● **DATA SECTION**:
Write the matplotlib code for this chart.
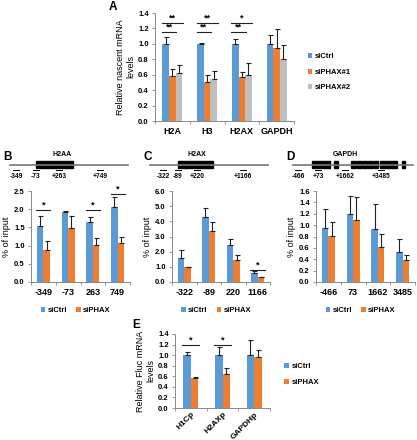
import matplotlib
matplotlib.use('Agg')
from matplotlib import pyplot as plt
import numpy as np

plt.rcParams['font.family'] = ['Liberation Sans', 'DejaVu Sans']
plt.rcParams['font.weight'] = 'bold'
plt.rcParams['font.size'] = 5.5

BLUE = '#5B9BD5'
ORANGE = '#ED7D31'
GRAY = '#BFBFBF'

# ---- panel A data
a_genes = ['H2A', 'H3', 'H2AX', 'GAPDH']
a_series = ['siCtrl', 'siPHAX#1', 'siPHAX#2']
a_ctrl = [1.0, 1.0, 1.0, 1.0]
a_ctrl_err = [0.09, 0.01, 0.06, 0.11]
a_phax1 = [0.58, 0.50, 0.57, 0.95]
a_phax1_err = [0.10, 0.09, 0.07, 0.24]
a_phax2 = [0.62, 0.55, 0.59, 0.81]
a_phax2_err = [0.11, 0.10, 0.16, 0.18]
# (group, from bar, to bar, height, label)
a_sig = [(0, 0, 1, 1.15, '**'), (0, 0, 2, 1.27, '**'),
         (1, 0, 1, 1.15, '**'), (1, 0, 2, 1.27, '**'),
         (2, 0, 1, 1.15, '**'), (2, 0, 2, 1.27, '*')]

# ---- panel B data (H2AA ChIP)
b_pos = ['-349', '-73', '263', '749']
b_ctrl = [1.53, 1.93, 1.65, 2.05]
b_ctrl_err = [0.28, 0.02, 0.13, 0.29]
b_phax = [0.87, 1.48, 1.03, 1.08]
b_phax_err = [0.25, 0.33, 0.19, 0.15]
b_sig = [(0, 0, 1, 1.97, '*'), (2, 0, 1, 1.97, '*'), (3, 0, 1, 2.42, '*')]

# ---- panel C data (H2AX ChIP)
c_pos = ['-322', '-89', '220', '1166']
c_ctrl = [1.57, 4.30, 2.45, 0.58]
c_ctrl_err = [0.55, 0.55, 0.40, 0.12]
c_phax = [0.97, 3.35, 1.45, 0.30]
c_phax_err = [0.03, 0.60, 0.35, 0.03]
c_sig = [(3, 0, 1, 0.78, '*')]

# ---- panel D data (GAPDH ChIP)
d_pos = ['-466', '73', '1662', '3485']
d_ctrl = [0.95, 1.19, 0.93, 0.53]
d_ctrl_err = [0.33, 0.32, 0.45, 0.23]
d_phax = [0.81, 1.09, 0.62, 0.38]
d_phax_err = [0.25, 0.41, 0.22, 0.09]
d_sig = []

# ---- panel E data
e_genes = ['H1Cp', 'H2AXp', 'GAPDHp']
e_ctrl = [1.0, 1.0, 1.0]
e_ctrl_err = [0.06, 0.16, 0.28]
e_phax = [0.57, 0.65, 0.96]
e_phax_err = [0.02, 0.10, 0.13]
e_sig = [(0, 0, 1, 1.2, '*'), (1, 0, 1, 1.2, '*')]

W, H = 417, 440
fig = plt.figure(figsize=(W / 100, H / 100), dpi=100)


def px_axes(left, top, right, bottom):
    return fig.add_axes([left / W, 1 - bottom / H, (right - left) / W, (bottom - top) / H])


def bar_panel(ax, cats, vals, errs, colors, width, ymax, ystep, sig, ylabel, rot=0, xfs=6.5):
    n = len(vals)
    x = np.arange(len(cats))
    offs = (np.arange(n) - (n - 1) / 2) * width
    handles = []
    for k in range(n):
        h = ax.bar(x + offs[k], vals[k], width, color=colors[k], zorder=2)
        handles.append(h)
        ax.errorbar(x + offs[k], vals[k], yerr=[np.zeros(len(cats)), errs[k]], fmt='none',
                    ecolor='#222222', elinewidth=0.8, capsize=1.8, capthick=0.8, zorder=3)
    for g, i, j, yv, txt in sig:
        x0 = g + offs[i] - width * 0.6
        x1 = g + offs[j] + width * 0.6
        ax.plot([x0, x1], [yv, yv], color='#222222', lw=0.8, clip_on=False)
        ax.text((x0 + x1) / 2, yv + ymax * 0.005, txt, ha='center', va='bottom',
                fontsize=6.5, clip_on=False)
    ax.set_xlim(-0.5, len(cats) - 0.5)
    ax.set_ylim(0, ymax)
    ticks = np.arange(0, ymax + ystep / 2, ystep)
    ax.set_yticks(ticks)
    ax.set_yticklabels([f'{t:.1f}' for t in ticks])
    ax.set_xticks(x)
    if rot:
        ax.set_xticklabels(cats, rotation=rot, ha='right', rotation_mode='anchor')
    else:
        ax.set_xticklabels(cats)
    ax.set_xticks(np.arange(len(cats) + 1) - 0.5, minor=True)
    ax.tick_params(axis='x', which='major', length=0, pad=4, labelsize=xfs)
    ax.tick_params(axis='x', which='minor', length=2.5, width=0.6, color='#888888')
    ax.tick_params(axis='y', length=2.5, width=0.6, color='#888888', pad=2)
    for s in ['top', 'right']:
        ax.spines[s].set_visible(False)
    for s in ['left', 'bottom']:
        ax.spines[s].set_color('#888888')
        ax.spines[s].set_linewidth(0.7)
    ax.set_ylabel(ylabel, fontsize=6.5, labelpad=2)
    return handles


# panel A
axA = px_axes(155, 13, 294, 121)
hA = bar_panel(axA, a_genes, [a_ctrl, a_phax1, a_phax2], [a_ctrl_err, a_phax1_err, a_phax2_err],
               [BLUE, ORANGE, GRAY], 0.19, 1.4, 0.2, a_sig, 'Relative nascent mRNA\nlevels')
axA.legend(hA, a_series, loc='center left', bbox_to_anchor=(1.05, 0.45), frameon=False,
           handlelength=0.6, handleheight=0.6, handletextpad=0.3, labelspacing=1.1, fontsize=5.5)

# panels B, C, D
axB = px_axes(31, 191, 130, 282)
hB = bar_panel(axB, b_pos, [b_ctrl, b_phax], [b_ctrl_err, b_phax_err], [BLUE, ORANGE],
               0.26, 2.5, 0.5, b_sig, '% of input')
axC = px_axes(172, 191, 270, 282)
hC = bar_panel(axC, c_pos, [c_ctrl, c_phax], [c_ctrl_err, c_phax_err], [BLUE, ORANGE],
               0.27, 6.0, 1.0, c_sig, '% of input')
axD = px_axes(316, 191, 415, 282)
hD = bar_panel(axD, d_pos, [d_ctrl, d_phax], [d_ctrl_err, d_phax_err], [BLUE, ORANGE],
               0.26, 1.6, 0.2, d_sig, '% of input')
for ax, h in [(axB, hB), (axC, hC), (axD, hD)]:
    ax.legend(h, ['siCtrl', 'siPHAX'], loc='upper center', bbox_to_anchor=(0.45, -0.2), ncol=2,
              frameon=False, handlelength=0.6, handleheight=0.6, handletextpad=0.3,
              columnspacing=1.2, fontsize=5.5)

# panel E
axE = px_axes(175, 334, 270, 408)
hE = bar_panel(axE, e_genes, [e_ctrl, e_phax], [e_ctrl_err, e_phax_err], [BLUE, ORANGE],
               0.24, 1.4, 0.2, e_sig, 'Relative Fluc mRNA\nlevels', rot=45, xfs=6)
axE.tick_params(axis='x', which='major', pad=2)
axE.legend(hE, ['siCtrl', 'siPHAX'], loc='center left', bbox_to_anchor=(1.08, 0.45), frameon=False,
           handlelength=0.6, handleheight=0.6, handletextpad=0.3, labelspacing=1.1, fontsize=5.5)

# overlay for gene diagrams and panel letters (pixel coordinates)
ov = fig.add_axes([0, 0, 1, 1])
ov.set_xlim(0, W)
ov.set_ylim(H, 0)
ov.axis('off')

genes = [
    ('H2AA', 62, (10, 128), [(36, 73)], ['-349', '-73', '+263', '+749'], [16, 36, 59, 100]),
    ('H2AX', 197, (150, 268), [(178, 213)], ['-322', '-89', '+220', '+1166'], [163, 178, 197, 243]),
    ('GAPDH', 345, (293, 413),
     [(312, 330), (334, 338), (351, 356), (357, 362), (363, 367), (368, 373), (374, 378), (380, 397), (402, 405)],
     ['-466', '+73', '+1662', '+3485'], [298, 318, 345, 381]),
]
for name, tx, line, boxes, labs, lx in genes:
    ov.text(tx, 155, name, ha='center', va='center', fontsize=5)
    ov.plot(line, [165, 165], color='#777777', lw=1.2)
    for b0, b1 in boxes:
        ov.add_patch(plt.Rectangle((b0, 161.5), b1 - b0, 7, color='black'))
    for t, x0 in zip(labs, lx):
        ov.plot([x0 - 3, x0 + 3], [170.5, 170.5], color='black', lw=0.7)
        ov.text(x0, 177, t, ha='center', va='center', fontsize=4.8)

for letter, x0, y0 in [('A', 113, 7), ('B', 8, 157), ('C', 148, 157), ('D', 290, 157), ('E', 136, 325)]:
    ov.text(x0, y0, letter, ha='center', va='center', fontsize=8.5)

fig.savefig('out.png', dpi=100)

● **WHAT YOU NEED TO DO**:
Omit the pictures, then repeat exactly each line from the beginning of the listing through the line with "(2, 0, 1, 1.15, '**'), (2, 0, 2, 1.27, '*')]".

● **SOLUTION**:
Write the matplotlib code for this chart.
import matplotlib
matplotlib.use('Agg')
from matplotlib import pyplot as plt
import numpy as np

plt.rcParams['font.family'] = ['Liberation Sans', 'DejaVu Sans']
plt.rcParams['font.weight'] = 'bold'
plt.rcParams['font.size'] = 5.5

BLUE = '#5B9BD5'
ORANGE = '#ED7D31'
GRAY = '#BFBFBF'

# ---- panel A data
a_genes = ['H2A', 'H3', 'H2AX', 'GAPDH']
a_series = ['siCtrl', 'siPHAX#1', 'siPHAX#2']
a_ctrl = [1.0, 1.0, 1.0, 1.0]
a_ctrl_err = [0.09, 0.01, 0.06, 0.11]
a_phax1 = [0.58, 0.50, 0.57, 0.95]
a_phax1_err = [0.10, 0.09, 0.07, 0.24]
a_phax2 = [0.62, 0.55, 0.59, 0.81]
a_phax2_err = [0.11, 0.10, 0.16, 0.18]
# (group, from bar, to bar, height, label)
a_sig = [(0, 0, 1, 1.15, '**'), (0, 0, 2, 1.27, '**'),
         (1, 0, 1, 1.15, '**'), (1, 0, 2, 1.27, '**'),
         (2, 0, 1, 1.15, '**'), (2, 0, 2, 1.27, '*')]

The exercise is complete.